Celestial Tears
Tracking the Pleiades and Hyades
The thin waxing moon appears low in the west around twilight at week’s end, but by Monday’s first-quarter moon, it is high overhead at sunset and remains visible until well after midnight.
Sunday evening the moon travels the ecliptic in the company of ruddy Mars and the constellation Taurus. Sunset reveals them almost directly overhead, less than five degrees apart. Another bright red light, Aldebaran, the eye of the bull, shines less than 10 degrees south of Mars.
To either side of Moon and Mars are the daughters of Atlas, the Pleiades sisters and the Hyades sisters. Easiest to discern is the V-shaped cluster of the Hyades beside glaring Aldebaran and below Mars.
These were the daughters of Atlas and Aethra, entrusted by Zeus with his infant son Bacchus. Some accounts have them placed in the heavens as a reward for this service; others tell of the tears they shed at the death of their brother, Hyas. The deluge was so fierce the gods were forced to place the sisters in the skies where they would rain upon the world only seasonally.

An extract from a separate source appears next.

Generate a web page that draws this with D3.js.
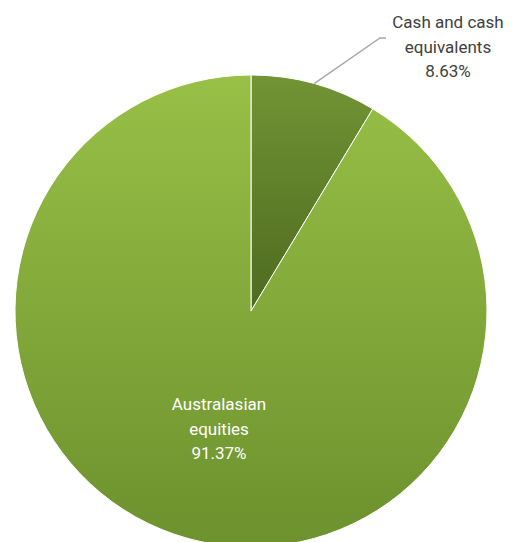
<!DOCTYPE html>
<html><head><meta charset="utf-8">
<script src="https://cdn.jsdelivr.net/npm/d3@7"></script>
<style>body{margin:0;background:#fff}text{font-family:Roboto,sans-serif;font-size:17px}</style>
</head><body><div id="chart"></div>
<script>
var categories = ["Cash and cash equivalents", "Australasian equities"];
var values = [8.63, 91.37];
var labels = [["Cash and cash", "equivalents", "8.63%"], ["Australasian", "equities", "91.37%"]];

var width = 513, height = 542, cx = 251, cy = 311, r = 236;
var svg = d3.select("#chart").append("svg").attr("width", width).attr("height", height);
var defs = svg.append("defs");
// gradient stops, y1/y2 relative to pie centre
var grads = [["#729434", "#4e6a20", -r, 0], ["#98c046", "#6c912e", -r, r]];
grads.forEach(function (g, i) {
    var lg = defs.append("linearGradient").attr("id", "g" + i)
        .attr("gradientUnits", "userSpaceOnUse")
        .attr("x1", 0).attr("y1", g[2]).attr("x2", 0).attr("y2", g[3]);
    lg.append("stop").attr("offset", 0).attr("stop-color", g[0]);
    lg.append("stop").attr("offset", 1).attr("stop-color", g[1]);
});

var pie = d3.pie().sort(null).value(function (d) { return d; });
var arcs = pie(values);
var arc = d3.arc().innerRadius(0).outerRadius(r);
var g = svg.append("g").attr("transform", "translate(" + cx + "," + cy + ")");
g.selectAll("path").data(arcs).enter().append("path")
    .attr("d", arc).attr("fill", function (d, i) { return "url(#g" + i + ")"; })
    .attr("stroke", "#fff").attr("stroke-width", 1);

// leader line for small slice
var mid = (arcs[0].startAngle + arcs[0].endAngle) / 2;
var p0 = [Math.sin(mid) * r, -Math.cos(mid) * r];
svg.append("polyline")
    .attr("points", [[cx + p0[0], cy + p0[1]], [380, 38], [386, 38]].map(function (p) { return p.join(","); }).join(" "))
    .attr("fill", "none").attr("stroke", "#a6a6a6").attr("stroke-width", 1.3);

var t0 = svg.append("text").attr("text-anchor", "middle").attr("fill", "#404040");
labels[0].forEach(function (s, i) { t0.append("tspan").attr("x", 448).attr("y", 28 + i * 24.5).text(s); });
var t1 = svg.append("text").attr("text-anchor", "middle").attr("fill", "#fff");
labels[1].forEach(function (s, i) { t1.append("tspan").attr("x", 219).attr("y", 410 + i * 24.5).text(s); });
</script></body></html>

To the west of Sunday’s moon, on the shoulder of the bull, are the Pleiades sisters, the daughters of Atlas and Pleione. Clustered in a tight knot less than one degree from one another, the Pleiades are far dimmer than their half-sisters, to the point that only six of the seven remain visible to the unaided eye. Brightest among the sisters is Alcyone, a third-magnitude star and the only green star visible to the unaided eye in the northern hemisphere. One legend tells of the sisters’ group suicide in mourning for their father’s never-ending punishment of holding the earth upon his shoulders.
Both the Pleiades and the Hyades have long been associated with rain and storms, often violent. However, a season without rain during the sisters’ appearance brings drought and famine.